The ID of the parent node for this sample. MUST be defined elsewhere in the file.

Optional fields

These fields MAY exist in the file.

radius

  • data type: float64
  • nullable: yes
    • where radius is not known

An approximation of the radius of the cell around this sample, in the units given in the schema metadata.

Derived fields

These fields MAY exist in the file, but MUST be calculable from other fields, and MAY be invalidated if the source fields are updated.

child_ids

  • data type: list[uint64]
  • nullable: yes
    • where children are not calculated
    • nodes known to be leaves (no children) SHOULD use an empty list instead of null

The IDs of samples which have this sample as a parent.

n_children

  • data type: uint32
  • nullable: yes
    • where children are not calculated
    • notes known to be leaves (no children) SHOULD use 0 instead of null

How many child nodes a particular sample has.

strahler

  • data type: uint32
  • nullable: yes
    • where strahler index is not calculated

The Strahler number of this sample.

Connections

Connections are relationships between point cloud samples other than morphological continuity.

Schema metadata

Required schema metadata

These metadata MUST exist at the schema level.

  • None

Optional schema metadata

These metadata MAY exist at the schema level.

  • None

Fields

Required fields

These fields MUST exist in the file.

connection_id

  • data type: uint64
  • nullable: no

An ID for this connection, which MUST be unique within the context.

src_sample_id

  • data type: uint64
  • nullable: no

An ID for the point cloud sample at the start of this edge.

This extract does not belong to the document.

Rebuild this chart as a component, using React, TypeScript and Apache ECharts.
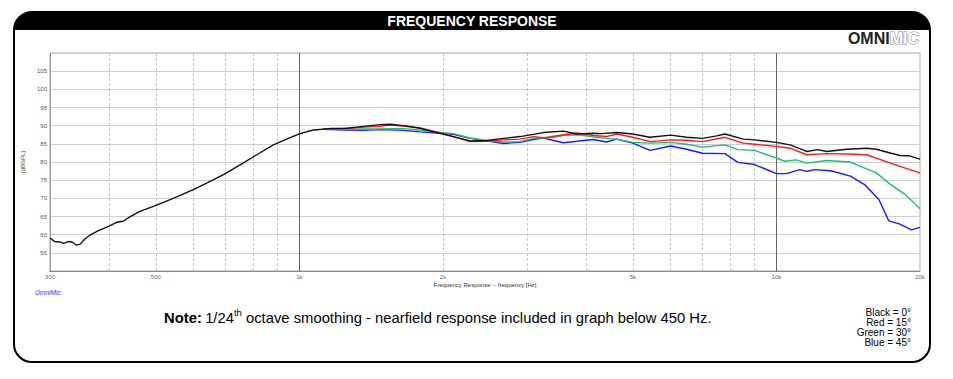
import React, { useEffect, useRef } from "react";
import * as echarts from "echarts";

// ---- data ----
const blackFreq = [300, 307, 315, 320, 328, 334, 341, 347, 355, 364, 379, 398, 414, 427, 441, 463, 494, 519, 553, 599, 639, 693, 751, 814, 882, 956, 1003, 1070, 1160, 1257, 1362, 1476, 1549, 1651, 1790, 1940, 2102, 2279, 2470, 2677, 2901, 3093, 3246, 3576, 3816, 4134, 4300, 4626, 5000, 5433, 6000, 6484, 7000, 7496, 7800, 8522, 9000, 10000, 10680, 11574, 12200, 12746, 14043, 15462, 16200, 17400, 18157, 19000, 20000];
const blackDb = [59.1, 58.1, 58.0, 57.6, 58.1, 58.0, 57.1, 57.4, 58.8, 59.9, 61.1, 62.3, 63.4, 63.7, 64.9, 66.4, 67.8, 68.9, 70.4, 72.4, 74.2, 76.5, 79.2, 82.0, 84.7, 86.7, 87.8, 88.8, 89.2, 89.3, 89.8, 90.3, 90.4, 90.0, 89.3, 88.1, 87.0, 85.8, 85.9, 86.5, 87.0, 87.6, 88.1, 88.5, 87.7, 87.9, 87.8, 88.1, 87.7, 86.8, 87.4, 86.8, 86.5, 87.2, 87.7, 86.3, 86.1, 85.4, 84.7, 82.9, 83.4, 82.9, 83.5, 83.8, 83.5, 82.4, 81.8, 81.7, 80.8];

const redFreq = [1120, 1257, 1362, 1476, 1549, 1651, 1790, 1940, 2102, 2279, 2470, 2677, 2901, 3093, 3246, 3576, 3816, 4134, 4400, 4626, 5000, 5433, 6000, 6484, 7000, 7800, 8522, 9000, 10000, 10680, 11574, 12746, 14043, 15462, 16756, 18157, 20000];
const redDb = [89.1, 89.2, 89.6, 89.8, 90.2, 89.9, 89.4, 88.3, 87.0, 85.6, 85.7, 86.1, 86.3, 87.0, 86.6, 87.5, 88.0, 87.3, 87.0, 87.7, 86.8, 85.6, 86.1, 86.0, 85.6, 86.8, 85.2, 84.9, 84.3, 83.8, 82.0, 82.3, 82.2, 82.0, 80.4, 78.8, 77.0];

const greenFreq = [1120, 1257, 1362, 1476, 1651, 1790, 1940, 2102, 2279, 2470, 2677, 2901, 3093, 3400, 3576, 3816, 4134, 4400, 4626, 5000, 5433, 6000, 6484, 7000, 7800, 8300, 9000, 10000, 10400, 11000, 11574, 12746, 14300, 15000, 16200, 17200, 18600, 20000];
const greenDb = [89.1, 89.0, 89.1, 89.1, 89.2, 88.8, 88.3, 87.8, 86.6, 85.9, 85.5, 85.6, 86.5, 86.7, 87.3, 87.5, 86.9, 86.5, 86.3, 85.4, 85.2, 85.4, 84.9, 84.1, 84.7, 83.4, 83.2, 81.1, 80.2, 80.6, 79.7, 80.4, 80.0, 78.8, 77.0, 74.2, 71.1, 67.1];

const blueFreq = [1120, 1257, 1362, 1476, 1651, 1790, 1940, 2102, 2279, 2470, 2677, 2901, 3093, 3246, 3576, 3816, 4134, 4400, 4626, 5000, 5433, 6000, 6484, 7000, 7800, 8300, 9000, 10000, 10500, 11200, 11574, 12000, 13000, 14300, 15300, 16400, 17200, 18157, 19200, 20000];
const blueDb = [89.0, 88.8, 88.7, 88.9, 88.7, 88.3, 88.0, 87.6, 86.5, 85.8, 85.1, 85.4, 86.2, 86.6, 85.3, 85.7, 86.2, 85.5, 86.3, 85.2, 83.2, 84.4, 83.5, 82.4, 82.3, 79.9, 79.3, 76.8, 76.8, 77.9, 77.4, 77.9, 77.6, 76.1, 73.8, 69.7, 63.8, 62.9, 61.3, 62.0];

const tickFreqs = [300, 500, 1000, 2000, 5000, 10000, 20000];
const tickLabels = ["300", "500", "1k", "2k", "5k", "10k", "20k"];
const minorGridFreqs = [400, 500, 600, 700, 800, 900, 2000, 3000, 4000, 5000, 6000, 7000, 8000, 9000];
const majorGridFreqs = [1000, 10000];
const legendLines = ["Black = 0°", "Red = 15°", "Green = 30°", "Blue = 45°"];

const zip = (f: number[], d: number[]) => f.map((v, i) => [v, d[i]]);

export default function App() {
  const ref = useRef<HTMLDivElement>(null);
  useEffect(() => {
    if (!ref.current) return;
    const chart = echarts.init(ref.current, null, { renderer: "svg" });
    const curve = (name: string, color: string, data: number[][]) => ({
      name,
      type: "line",
      data,
      showSymbol: false,
      symbol: "none",
      smooth: false,
      lineStyle: { color, width: 1.4 },
      z: 5,
    });
    chart.setOption({
      animation: false,
      backgroundColor: "#fff",
      grid: { left: 50, top: 53, width: 870, height: 218, show: true, borderColor: "#aaa", borderWidth: 1, backgroundColor: "transparent" },
      xAxis: {
        type: "log",
        logBase: 10,
        min: 300,
        max: 20000,
        axisLabel: { show: false },
        axisTick: { show: false },
        splitLine: { show: false },
        minorSplitLine: { show: false },
        axisLine: { lineStyle: { color: "#888", width: 1 } },
        name: "Frequency Response -- frequency [Hz]",
        nameLocation: "middle",
        nameGap: 11,
        nameTextStyle: { fontSize: 6, color: "#333", fontFamily: "Liberation Sans" },
      },
      yAxis: {
        type: "value",
        min: 50,
        max: 110,
        interval: 5,
        axisLabel: {
          fontSize: 6,
          color: "#555",
          margin: 3,
          fontFamily: "Liberation Sans",
          formatter: (v: number) => (v === 50 || v === 110 ? "" : String(v)),
        },
        axisTick: { show: false },
        axisLine: { show: true, lineStyle: { color: "#999" } },
        splitLine: { lineStyle: { color: "#cfcfcf", width: 1 } },
        name: "[dBSPL]",
        nameLocation: "middle",
        nameRotate: 90,
        nameGap: 14,
        nameTextStyle: { fontSize: 6, color: "#444", fontFamily: "Liberation Sans" },
      },
      series: [
        {
          type: "line",
          data: [],
          silent: true,
          markLine: {
            silent: true,
            symbol: ["none", "none"],
            label: { show: false },
            animation: false,
            data: [
              ...minorGridFreqs.map((f) => ({ xAxis: f, lineStyle: { type: [3, 2], color: "#c4c4c4", width: 1 } })),
              ...majorGridFreqs.map((f) => ({ xAxis: f, lineStyle: { type: "solid", color: "#666", width: 1 } })),
            ],
          },
        },
        {
          type: "scatter",
          data: tickFreqs.map((f) => [f, 50]),
          symbolSize: 0.1,
          clip: false,
          silent: true,
          label: {
            show: true,
            position: "bottom",
            distance: 3,
            fontSize: 6,
            color: "#333",
            fontFamily: "Liberation Sans",
            formatter: (p: any) => tickLabels[p.dataIndex],
          },
        },
        curve("Blue", "#1a1aff", zip(blueFreq, blueDb)),
        curve("Green", "#17c07a", zip(greenFreq, greenDb)),
        curve("Red", "#ff1a1a", zip(redFreq, redDb)),
        curve("Black", "#111111", zip(blackFreq, blackDb)),
      ],
      graphic: [
        { type: "rect", shape: { x: 14, y: 12, width: 916, height: 350, r: 18 }, style: { fill: "none", stroke: "#000", lineWidth: 2 }, z: 10 },
        { type: "rect", shape: { x: 14, y: 12, width: 916, height: 18, r: [18, 18, 0, 0] }, style: { fill: "#000" }, z: 11 },
        { type: "text", x: 472, y: 21, style: { text: "FREQUENCY RESPONSE", fill: "#fff", font: "bold 14px 'Liberation Sans', Arial", align: "center", verticalAlign: "middle" }, z: 12 },
        {
          type: "text",
          x: 919,
          y: 38,
          style: {
            text: "{a|OMNI}{b|MIC}",
            align: "right",
            verticalAlign: "middle",
            rich: {
              a: { fontSize: 16, fontWeight: 900, fontFamily: "Liberation Sans", fill: "#222" },
              b: { fontSize: 16, fontWeight: 900, fontFamily: "Liberation Sans", fill: "#fff", stroke: "#777", lineWidth: 1 },
            },
          },
          z: 12,
        },
        { type: "text", x: 35, y: 292, style: { text: "OmniMic", fill: "#3333ff", font: "italic 6.5px 'Liberation Sans'", verticalAlign: "middle" }, z: 12 },
        {
          type: "text",
          x: 164,
          y: 318,
          style: {
            text: "{b|Note:} {n|1/24}{s|th}{n| octave smoothing - nearfield response included in graph below 450 Hz.}",
            verticalAlign: "middle",
            rich: {
              b: { fontSize: 14.8, fontWeight: "bold", fontFamily: "Liberation Sans", fill: "#000", lineHeight: 22 },
              n: { fontSize: 14.8, fontFamily: "Liberation Sans", fill: "#000", lineHeight: 22 },
              s: { fontSize: 9.5, fontFamily: "Liberation Sans", fill: "#000", verticalAlign: "top", lineHeight: 12 },
            },
          },
          z: 12,
        },
        ...legendLines.map((t, i) => ({
          type: "text",
          x: 911,
          y: 312 + i * 10,
          style: { text: t, fill: "#000", font: "10px 'Liberation Sans'", align: "right", verticalAlign: "middle" },
          z: 12,
        })),
      ],
    });
    return () => chart.dispose();
  }, []);
  return <div ref={ref} style={{ position: "absolute", left: 0, top: 0, width: 953, height: 379 }} />;
}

MUST exist as a sample_id in an accessible skeleton table.

If the edge is directed, the logical direction of the connection is from src to tgt. If the edge is undirected, the samples are interchangeable.

tgt_sample_id

  • data type: uint64
  • nullable: no

An ID for the point cloud sample end of this edge. MUST exist as a sample_id in an accessible skeleton table.

If the edge is directed, the logical direction of the connection is from src to tgt. If the edge is undirected, the samples are interchangeable.

type

  • data type: dictionary with index type uint16 and value type variable-length string
  • nullable: no

The type of this connection. Acceptable values in this specification are

  • synapse (directed): a chemical synapse where the src sample is presynaptic and the tgt sample is postsynaptic
  • gap_junction (undirected): an electrical synapse

Undirected connection types SHOULD NOT be repeated to represent both directions (i.e. if 1 =gap_junction=> 2 is defined, do not explicitly define 2 =gap_junction=> 1).

Extensions MAY add additional connection types, which MUST be prefixed by the extension name and a colon, e.g. com.example.my_extension:my_type.

Optional fields

These fields MAY exist in the file.

  • None

Derived fields

These fields MAY exist in the file, but MUST be calculable from other data.

src_fragment_id

  • data type: uint64
  • nullable: yes

The ID of the skeleton to which the source sample belongs. MUST be the fragment ID associated with the sample ID in the skeleton table of this context.

Note that while sample IDs SHOULD be stable, the fragment to which they belong MAY not be if the data evolves.

tgt_fragment_id

  • data type: uint64
  • nullable: yes

As for src_fragment_id, in reference to the tgt_sample_id.

Dotprops

Dotprops are point clouds used in NBLAST and related calculations.

Parent schemas

Schema metadata

Required schema metadata

These metadata MUST exist at the schema level.

neighborhood_size

  • encoding: ASCII base-10 unsigned integer

How many nearest neighbors were used to calculate the tangent vector (referred to as k in literature).

Optional schema metadata

These metadata MAY exist at the schema level.

  • None

Fields

These fields are defined in addition to those defined by any parent classes.

Required fields

These fields MUST exist in the file.

tangent_x, tangent_y, tangent_z

  • data type: float64
  • nullable: no

The normalised tangent vector of the neighborhood around the point in 3D, in the units given in the schema metadata.

Optional fields

These fields MAY exist in the file.

colinearity

  • data type: float64
  • nullable: no

A value between 0 and 1 representing how colinear the points in the neighborhood are (referred to as α / alpha in literature).